3. Jesus arising from the dead.
The Easter story where the formerly dead Jesus leaves a tomb is a parable. The underlying message is that love and hope go on, even in the darkest hour. Easter is about resurrection, not reanimation. It’s about restoring something that that was lost, not making a former corpse walk the Earth again. It was such a relief to me that I didn’t have to believe someone came back to life (zombie, anyone?) in order to call myself a Christian.

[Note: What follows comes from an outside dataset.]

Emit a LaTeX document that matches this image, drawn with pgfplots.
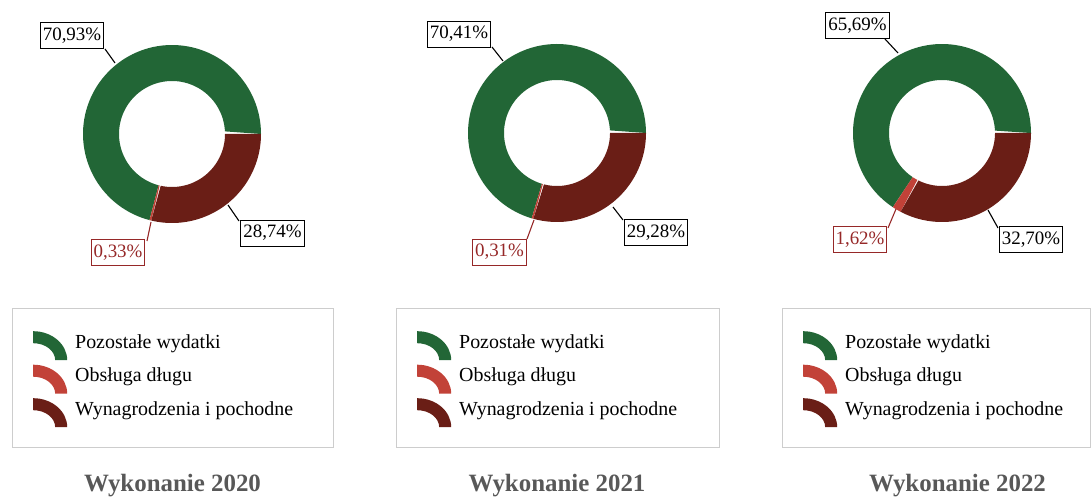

4. Sin is breaking God’s law.
Sin is not violation of some arcane rule in the Bible or some inference from a passage in the Bible. In PXnty, sin is any action that increases emotional and spiritual distance between a person and loving Creator. This model is beautiful to me, because it’s so personal, subjective, and immediate. It also a definition that works through the ages. I like believing in a God who isn’t a rules lawyer, who makes decrees about corner cases, such as whether a white lie is a real lie. A God who doesn’t micromanage our lives makes so much more sense to me, as does the emphasis on how I live my life and my relationship with God.
5. Hell is where sinners are sent after we die.
If sin is an action that increases distance between a person and God, then heaven and hell are not where people go in the afterlife, but consequences of how we live in this life. Someone who commits a lot of sins will have a uncomfortable consequences to deal with, such as damaged relationships, guilt, sadness, etc. All these negative emotions are hell in and of themselves. They don’t require further condemnation from others. By the same token, heaven on Earth is not just an abstract concept, but a specific state. In the absence of sin, we can be perfectly loving, perfectly compassionate, perfectly courageous, and perfectly just.
A God who would create a place where people are sent to be tortured forever after they die is a monster, in my book. Eternity is a long time. It’s an even longer time to be boiling, freezing, whipping, or starving someone who was alive for at most a little over a hundred years. I refuse to believe in a God who uses more advanced interrogation techniques than the CIA.